**Requirement:** Word for word, print each line of the listing below; pictures stay out.

**Collected data:**
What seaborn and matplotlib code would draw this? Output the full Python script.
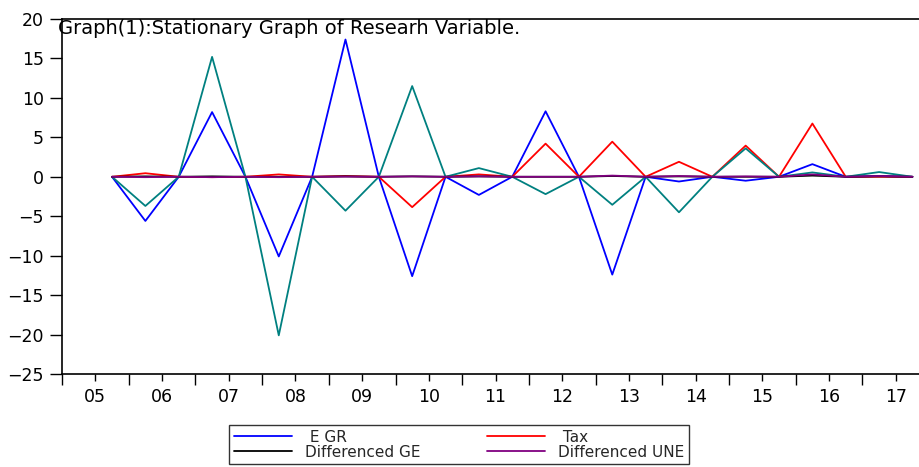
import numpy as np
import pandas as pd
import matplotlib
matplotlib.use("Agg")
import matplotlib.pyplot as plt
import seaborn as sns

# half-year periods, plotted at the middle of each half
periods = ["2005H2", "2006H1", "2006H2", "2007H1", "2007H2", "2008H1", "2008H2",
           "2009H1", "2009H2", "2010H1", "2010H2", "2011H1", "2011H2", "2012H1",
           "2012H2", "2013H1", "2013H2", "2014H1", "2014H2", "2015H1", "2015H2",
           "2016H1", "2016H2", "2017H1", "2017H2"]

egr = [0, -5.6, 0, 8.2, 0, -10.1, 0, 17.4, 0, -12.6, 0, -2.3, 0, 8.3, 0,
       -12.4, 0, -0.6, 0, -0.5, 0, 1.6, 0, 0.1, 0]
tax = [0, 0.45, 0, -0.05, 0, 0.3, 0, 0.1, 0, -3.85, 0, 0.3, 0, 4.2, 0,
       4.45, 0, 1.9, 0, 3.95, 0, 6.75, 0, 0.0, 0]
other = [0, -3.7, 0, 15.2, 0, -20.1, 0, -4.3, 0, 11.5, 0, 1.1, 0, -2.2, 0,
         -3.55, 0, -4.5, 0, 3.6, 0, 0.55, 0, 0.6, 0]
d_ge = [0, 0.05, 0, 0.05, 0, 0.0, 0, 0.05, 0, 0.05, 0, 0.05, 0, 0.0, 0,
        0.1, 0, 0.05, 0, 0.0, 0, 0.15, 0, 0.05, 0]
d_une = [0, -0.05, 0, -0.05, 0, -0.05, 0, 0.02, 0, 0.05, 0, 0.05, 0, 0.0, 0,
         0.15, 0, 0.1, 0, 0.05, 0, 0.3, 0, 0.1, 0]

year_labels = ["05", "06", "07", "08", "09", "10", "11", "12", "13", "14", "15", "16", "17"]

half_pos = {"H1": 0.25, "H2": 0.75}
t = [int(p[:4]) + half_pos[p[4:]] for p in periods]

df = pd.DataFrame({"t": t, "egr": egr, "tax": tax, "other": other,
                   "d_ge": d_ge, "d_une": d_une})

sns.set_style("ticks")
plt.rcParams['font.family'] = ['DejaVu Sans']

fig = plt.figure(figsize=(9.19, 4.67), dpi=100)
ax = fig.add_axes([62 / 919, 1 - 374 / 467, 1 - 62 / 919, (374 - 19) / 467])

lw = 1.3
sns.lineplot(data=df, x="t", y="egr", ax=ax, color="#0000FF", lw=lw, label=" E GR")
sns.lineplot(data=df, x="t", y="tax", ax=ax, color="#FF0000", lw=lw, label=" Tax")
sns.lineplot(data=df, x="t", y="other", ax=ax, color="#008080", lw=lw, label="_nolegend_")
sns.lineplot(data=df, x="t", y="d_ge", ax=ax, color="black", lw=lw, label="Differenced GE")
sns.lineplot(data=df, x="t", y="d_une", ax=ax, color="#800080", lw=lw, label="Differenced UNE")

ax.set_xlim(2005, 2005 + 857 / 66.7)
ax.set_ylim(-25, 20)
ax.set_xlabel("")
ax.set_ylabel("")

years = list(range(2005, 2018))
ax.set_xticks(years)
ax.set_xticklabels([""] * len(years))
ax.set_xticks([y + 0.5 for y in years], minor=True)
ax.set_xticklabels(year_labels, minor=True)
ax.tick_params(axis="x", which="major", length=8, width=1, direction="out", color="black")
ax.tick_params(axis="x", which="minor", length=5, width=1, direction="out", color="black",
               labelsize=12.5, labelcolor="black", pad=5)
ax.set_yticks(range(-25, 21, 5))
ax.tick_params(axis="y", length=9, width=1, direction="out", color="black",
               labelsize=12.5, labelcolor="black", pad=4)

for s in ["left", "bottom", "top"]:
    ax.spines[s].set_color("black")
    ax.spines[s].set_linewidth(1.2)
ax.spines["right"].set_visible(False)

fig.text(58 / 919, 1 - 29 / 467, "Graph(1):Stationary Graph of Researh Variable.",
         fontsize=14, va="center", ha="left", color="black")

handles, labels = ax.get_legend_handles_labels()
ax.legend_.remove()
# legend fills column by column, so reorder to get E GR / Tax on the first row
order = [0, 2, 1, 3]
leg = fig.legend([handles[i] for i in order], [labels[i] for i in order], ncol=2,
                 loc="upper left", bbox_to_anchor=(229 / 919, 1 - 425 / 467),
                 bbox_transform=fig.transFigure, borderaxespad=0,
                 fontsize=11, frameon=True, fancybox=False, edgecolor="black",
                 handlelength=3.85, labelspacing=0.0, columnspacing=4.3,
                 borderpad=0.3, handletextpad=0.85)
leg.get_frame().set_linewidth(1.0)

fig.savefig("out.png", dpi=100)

**Answer to the task:**
What seaborn and matplotlib code would draw this? Output the full Python script.
import numpy as np
import pandas as pd
import matplotlib
matplotlib.use("Agg")
import matplotlib.pyplot as plt
import seaborn as sns

# half-year periods, plotted at the middle of each half
periods = ["2005H2", "2006H1", "2006H2", "2007H1", "2007H2", "2008H1", "2008H2",
           "2009H1", "2009H2", "2010H1", "2010H2", "2011H1", "2011H2", "2012H1",
           "2012H2", "2013H1", "2013H2", "2014H1", "2014H2", "2015H1", "2015H2",
           "2016H1", "2016H2", "2017H1", "2017H2"]

egr = [0, -5.6, 0, 8.2, 0, -10.1, 0, 17.4, 0, -12.6, 0, -2.3, 0, 8.3, 0,
       -12.4, 0, -0.6, 0, -0.5, 0, 1.6, 0, 0.1, 0]
tax = [0, 0.45, 0, -0.05, 0, 0.3, 0, 0.1, 0, -3.85, 0, 0.3, 0, 4.2, 0,
       4.45, 0, 1.9, 0, 3.95, 0, 6.75, 0, 0.0, 0]
other = [0, -3.7, 0, 15.2, 0, -20.1, 0, -4.3, 0, 11.5, 0, 1.1, 0, -2.2, 0,
         -3.55, 0, -4.5, 0, 3.6, 0, 0.55, 0, 0.6, 0]
d_ge = [0, 0.05, 0, 0.05, 0, 0.0, 0, 0.05, 0, 0.05, 0, 0.05, 0, 0.0, 0,
        0.1, 0, 0.05, 0, 0.0, 0, 0.15, 0, 0.05, 0]
d_une = [0, -0.05, 0, -0.05, 0, -0.05, 0, 0.02, 0, 0.05, 0, 0.05, 0, 0.0, 0,
         0.15, 0, 0.1, 0, 0.05, 0, 0.3, 0, 0.1, 0]

year_labels = ["05", "06", "07", "08", "09", "10", "11", "12", "13", "14", "15", "16", "17"]

half_pos = {"H1": 0.25, "H2": 0.75}
t = [int(p[:4]) + half_pos[p[4:]] for p in periods]

df = pd.DataFrame({"t": t, "egr": egr, "tax": tax, "other": other,
                   "d_ge": d_ge, "d_une": d_une})

sns.set_style("ticks")
plt.rcParams['font.family'] = ['DejaVu Sans']

fig = plt.figure(figsize=(9.19, 4.67), dpi=100)
ax = fig.add_axes([62 / 919, 1 - 374 / 467, 1 - 62 / 919, (374 - 19) / 467])

lw = 1.3
sns.lineplot(data=df, x="t", y="egr", ax=ax, color="#0000FF", lw=lw, label=" E GR")
sns.lineplot(data=df, x="t", y="tax", ax=ax, color="#FF0000", lw=lw, label=" Tax")
sns.lineplot(data=df, x="t", y="other", ax=ax, color="#008080", lw=lw, label="_nolegend_")
sns.lineplot(data=df, x="t", y="d_ge", ax=ax, color="black", lw=lw, label="Differenced GE")
sns.lineplot(data=df, x="t", y="d_une", ax=ax, color="#800080", lw=lw, label="Differenced UNE")

ax.set_xlim(2005, 2005 + 857 / 66.7)
ax.set_ylim(-25, 20)
ax.set_xlabel("")
ax.set_ylabel("")

years = list(range(2005, 2018))
ax.set_xticks(years)
ax.set_xticklabels([""] * len(years))
ax.set_xticks([y + 0.5 for y in years], minor=True)
ax.set_xticklabels(year_labels, minor=True)
ax.tick_params(axis="x", which="major", length=8, width=1, direction="out", color="black")
ax.tick_params(axis="x", which="minor", length=5, width=1, direction="out", color="black",
               labelsize=12.5, labelcolor="black", pad=5)
ax.set_yticks(range(-25, 21, 5))
ax.tick_params(axis="y", length=9, width=1, direction="out", color="black",
               labelsize=12.5, labelcolor="black", pad=4)

for s in ["left", "bottom", "top"]:
    ax.spines[s].set_color("black")
    ax.spines[s].set_linewidth(1.2)
ax.spines["right"].set_visible(False)

fig.text(58 / 919, 1 - 29 / 467, "Graph(1):Stationary Graph of Researh Variable.",
         fontsize=14, va="center", ha="left", color="black")

handles, labels = ax.get_legend_handles_labels()
ax.legend_.remove()
# legend fills column by column, so reorder to get E GR / Tax on the first row
order = [0, 2, 1, 3]
leg = fig.legend([handles[i] for i in order], [labels[i] for i in order], ncol=2,
                 loc="upper left", bbox_to_anchor=(229 / 919, 1 - 425 / 467),
                 bbox_transform=fig.transFigure, borderaxespad=0,
                 fontsize=11, frameon=True, fancybox=False, edgecolor="black",
                 handlelength=3.85, labelspacing=0.0, columnspacing=4.3,
                 borderpad=0.3, handletextpad=0.85)
leg.get_frame().set_linewidth(1.0)

fig.savefig("out.png", dpi=100)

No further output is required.